Бабушка попала в рыболовецкую бригаду. В первый же день ей дали кирку и велели рубить лед. Она не знала для чего это, но, тем не менее, рубила лед усердно. Потом пришли еще две женщины, уже русские. Они с опаской подошли к ней, увидели, что она нормальный человек, объяснили, что надо делать и как. Так они проработали целый день. Стоя в холодной воде, сачком выбирали ледяное крошево, рубили лунки для подводного лова рыбы. Рыбы было много, работать приходилось от зари и дотемна, получая за это 800 граммов хлеба. Их надо было еще разделить на двух сестер, которые не работали, и на мать, которая болела. Так она работала до весны. Весной бабушку посадили на весла лодки, которая раскидывала сети недалеко от берега. Было очень тяжело вытаскивать из воды мокрые сети, полные рыбы. Затем эту рыбу отвозили на приемный пункт, распределяли по видам, взвешивали и сдавали. В зависимости от выполнения плана им оплачивали наряд продуктами. Так она проработала два года. Затем ее перевели работать на молочно-товарную ферму. Но уже болели руки, ноги, поясница – она заболела ревматизмом[253].

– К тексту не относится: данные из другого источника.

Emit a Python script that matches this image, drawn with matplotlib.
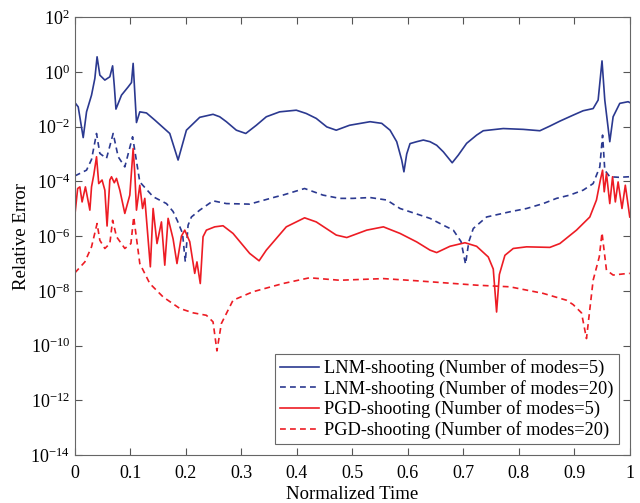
import numpy as np
import matplotlib
matplotlib.use("Agg")
import matplotlib.pyplot as plt

plt.rcParams['font.family'] = ['Liberation Serif', 'DejaVu Serif']

# values as (time, log10 of relative error)
lnm5_t = [0.0, 0.006, 0.015, 0.021, 0.030, 0.036, 0.040, 0.045, 0.054, 0.063, 0.068, 0.071,
          0.074, 0.084, 0.096, 0.102, 0.105, 0.111, 0.117, 0.129, 0.144, 0.171, 0.186, 0.201,
          0.225, 0.249, 0.261, 0.273, 0.291, 0.308, 0.327, 0.345, 0.369, 0.399, 0.417, 0.435,
          0.454, 0.471, 0.495, 0.532, 0.553, 0.568, 0.580, 0.589, 0.593, 0.598, 0.604, 0.616,
          0.628, 0.640, 0.652, 0.664, 0.680, 0.691, 0.706, 0.724, 0.736, 0.772, 0.808, 0.838,
          0.856, 0.874, 0.898, 0.916, 0.934, 0.943, 0.950, 0.955, 0.964, 0.970, 0.982, 0.997, 1.0]
lnm5_log = [-1.12, -1.28, -2.40, -1.46, -0.85, -0.24, 0.55, -0.12, -0.30, -0.18, 0.22, -0.50,
            -1.36, -0.85, -0.55, -0.39, 0.31, -1.85, -1.46, -1.50, -1.76, -2.25, -3.22, -2.13,
            -1.66, -1.55, -1.64, -1.82, -2.13, -2.25, -1.95, -1.64, -1.46, -1.40, -1.52, -1.70,
            -2.01, -2.13, -1.95, -1.82, -1.88, -2.13, -2.55, -3.22, -3.65, -3.00, -2.62, -2.55,
            -2.49, -2.55, -2.68, -2.92, -3.32, -3.04, -2.61, -2.31, -2.15, -2.07, -2.10, -2.15,
            -1.98, -1.80, -1.58, -1.42, -1.34, -1.03, 0.40, -1.03, -2.55, -1.64, -1.15, -1.09, -1.12]

lnm20_t = [0.0, 0.021, 0.030, 0.039, 0.045, 0.057, 0.069, 0.078, 0.090, 0.104, 0.117, 0.141,
           0.165, 0.177, 0.185, 0.194, 0.199, 0.204, 0.210, 0.225, 0.249, 0.273, 0.315, 0.363,
           0.375, 0.414, 0.447, 0.477, 0.501, 0.532, 0.562, 0.586, 0.640, 0.664, 0.682, 0.696,
           0.704, 0.710, 0.718, 0.742, 0.784, 0.814, 0.844, 0.868, 0.892, 0.916, 0.934, 0.946,
           0.951, 0.955, 0.964, 0.980, 1.0]
lnm20_log = [-3.80, -3.59, -3.20, -2.25, -2.98, -3.16, -2.25, -3.10, -3.47, -2.37, -4.02, -4.56,
             -4.81, -5.10, -5.45, -5.90, -6.94, -5.60, -5.30, -5.05, -4.71, -4.81, -4.83, -4.56,
             -4.50, -4.26, -4.50, -4.62, -4.62, -4.59, -4.68, -4.99, -5.35, -5.60, -5.78, -6.20,
             -7.02, -6.20, -5.72, -5.30, -5.11, -4.99, -4.81, -4.62, -4.50, -4.32, -4.08, -3.47,
             -2.31, -3.59, -3.83, -3.85, -3.83]

pgd5_t = [0.0, 0.005, 0.009, 0.013, 0.019, 0.027, 0.030, 0.034, 0.039, 0.043, 0.049, 0.054,
          0.058, 0.063, 0.066, 0.071, 0.075, 0.081, 0.090, 0.099, 0.105, 0.108, 0.111, 0.117,
          0.122, 0.126, 0.136, 0.141, 0.148, 0.156, 0.162, 0.168, 0.177, 0.184, 0.192, 0.198,
          0.207, 0.216, 0.220, 0.226, 0.231, 0.237, 0.252, 0.267, 0.285, 0.315, 0.332, 0.345,
          0.381, 0.414, 0.435, 0.471, 0.490, 0.526, 0.556, 0.586, 0.616, 0.640, 0.652, 0.676,
          0.703, 0.724, 0.745, 0.754, 0.760, 0.765, 0.775, 0.790, 0.814, 0.856, 0.874, 0.904,
          0.928, 0.940, 0.947, 0.951, 0.954, 0.958, 0.964, 0.969, 0.974, 0.979, 0.986, 0.992, 1.0]
pgd5_log = [-5.23, -4.26, -4.20, -4.75, -4.20, -5.05, -4.20, -3.77, -3.10, -4.08, -3.95, -4.32,
            -5.63, -3.95, -3.83, -4.05, -3.89, -4.32, -5.17, -4.50, -2.80, -3.71, -5.05, -4.14,
            -4.99, -4.62, -7.12, -4.99, -6.27, -5.48, -7.06, -5.35, -6.10, -7.00, -6.00, -5.78,
            -6.20, -7.36, -6.94, -7.73, -6.02, -5.78, -5.66, -5.62, -5.90, -6.63, -6.90, -6.51,
            -5.66, -5.33, -5.48, -5.96, -6.05, -5.78, -5.66, -5.90, -6.21, -6.51, -6.60, -6.37,
            -6.24, -6.37, -6.76, -7.20, -8.77, -7.40, -6.70, -6.45, -6.39, -6.41, -6.27, -5.78,
            -5.30, -4.68, -3.95, -3.59, -4.38, -3.71, -4.81, -3.83, -4.75, -4.02, -4.99, -4.14, -5.30]

pgd20_t = [0.0, 0.018, 0.030, 0.040, 0.045, 0.054, 0.063, 0.068, 0.075, 0.090, 0.101, 0.106,
           0.117, 0.135, 0.159, 0.189, 0.213, 0.237, 0.249, 0.256, 0.264, 0.285, 0.321, 0.375,
           0.423, 0.477, 0.556, 0.616, 0.724, 0.784, 0.844, 0.886, 0.898, 0.913, 0.922, 0.934,
           0.945, 0.950, 0.958, 0.970, 0.997, 1.0]
pgd20_log = [-7.34, -6.94, -6.39, -5.54, -6.15, -6.45, -6.27, -5.42, -6.02, -6.45, -6.27, -5.30,
             -7.00, -7.73, -8.22, -8.64, -8.80, -8.89, -9.13, -10.19, -9.19, -8.34, -8.03, -7.73,
             -7.52, -7.61, -7.55, -7.63, -7.79, -7.85, -8.09, -8.34, -8.50, -8.80, -9.74, -7.61,
             -6.76, -5.88, -7.24, -7.42, -7.36, -7.36]

labels = ['LNM-shooting (Number of modes=5)', 'LNM-shooting (Number of modes=20)',
          'PGD-shooting (Number of modes=5)', 'PGD-shooting (Number of modes=20)']
blue = '#2b3990'
red = '#ed1c24'

fig = plt.figure(figsize=(6.4, 5.03), dpi=100)
ax = fig.add_axes([0.117, 0.095, 0.867, 0.871])

dash = (0, (3.5, 2.5))
ax.plot(lnm5_t, 10 ** np.array(lnm5_log), color=blue, lw=1.2, label=labels[0])
ax.plot(lnm20_t, 10 ** np.array(lnm20_log), color=blue, lw=1.2, ls=dash, label=labels[1])
ax.plot(pgd5_t, 10 ** np.array(pgd5_log), color=red, lw=1.2, label=labels[2])
ax.plot(pgd20_t, 10 ** np.array(pgd20_log), color=red, lw=1.2, ls=dash, label=labels[3])

ax.set_yscale('log')
ax.set_xlim(0, 1)
ax.set_ylim(1e-14, 1e2)
ax.set_yticks([10.0 ** k for k in range(-14, 3, 2)])
ax.yaxis.set_minor_locator(matplotlib.ticker.NullLocator())
ax.set_xticks(np.arange(0, 1.01, 0.1))
ax.set_xticklabels(['0', '0.1', '0.2', '0.3', '0.4', '0.5', '0.6', '0.7', '0.8', '0.9', '1'])
ax.tick_params(direction='in', top=True, right=True, labelsize=13, length=5,
               color='#555555', width=0.8)
ax.tick_params(axis='x', pad=7)
for s in ax.spines.values():
    s.set_color('#666666')
    s.set_linewidth(0.8)

ax.set_xlabel('Normalized Time', fontsize=13.5, labelpad=3)
ax.set_ylabel('Relative Error', fontsize=13.5, labelpad=0)

leg = ax.legend(loc='lower right', fontsize=13.2, frameon=True, fancybox=False,
                edgecolor='#444444', labelspacing=0.15, handlelength=2.1,
                borderpad=0.28, handletextpad=0.3, borderaxespad=0.6)
leg.get_frame().set_linewidth(0.8)

fig.savefig('out.png', dpi=100)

Нас отправили в Уватский район, который гораздо севернее Тюмени. Для нас, бедствующим, это оказалось спасением. Я стал работать на рыбоучастке Максимовского рабозавода, добыча была хорошая, поэтому и нам доставалось рыбы вдоволь. Здесь же оказались настоящие знатоки рыбного дела, калмыки-приволжцы. Они меня научили не только секретам промысла, умению правильно ориентироваться на реке при любых сложных погодных условиях. Даже тому, как можно «выдоить» часть черной икры из осетровой рыбы, не повредив саму особь. Дела складывались удачно, и меня назначили бригадиром неводного лова. В бригаде одиннадцать человек, работали дружно. Мать стала поварничать. Так что к новым условиям на чужбине понемногу приспособились. Кроме того, нас, работающих на гослове, обеспечивали неплохо и продуктами, и промтоварами. А у меня дела на работе складывались хорошо. План лова всегда перевыполняли, поэтому бригада была на виду. И меня отмечали в числе лучших бригадиров. А потом предложили пройти подготовку на шкипера, я согласился. После курсов принял плашкоут с изометрической установкой и стал с Уватского завода возить в Тобольск свежезамороженную рыбу. Обратным рейсом везли продовольствие, промышленные и хозяйственные товары. Так что работы хватало, да и ответственность была большая. Иртыш – река многоводная, при плохой погоде условия для судоходства усложняются, и всегда надо быть начеку. Навигационный период на ней очень оживленный. И крупные, и малые суда идут круглые сутки в оба конца. Но и тут я в грязь лицом не ударил. Команда моя снова ходила в первых рядах[254].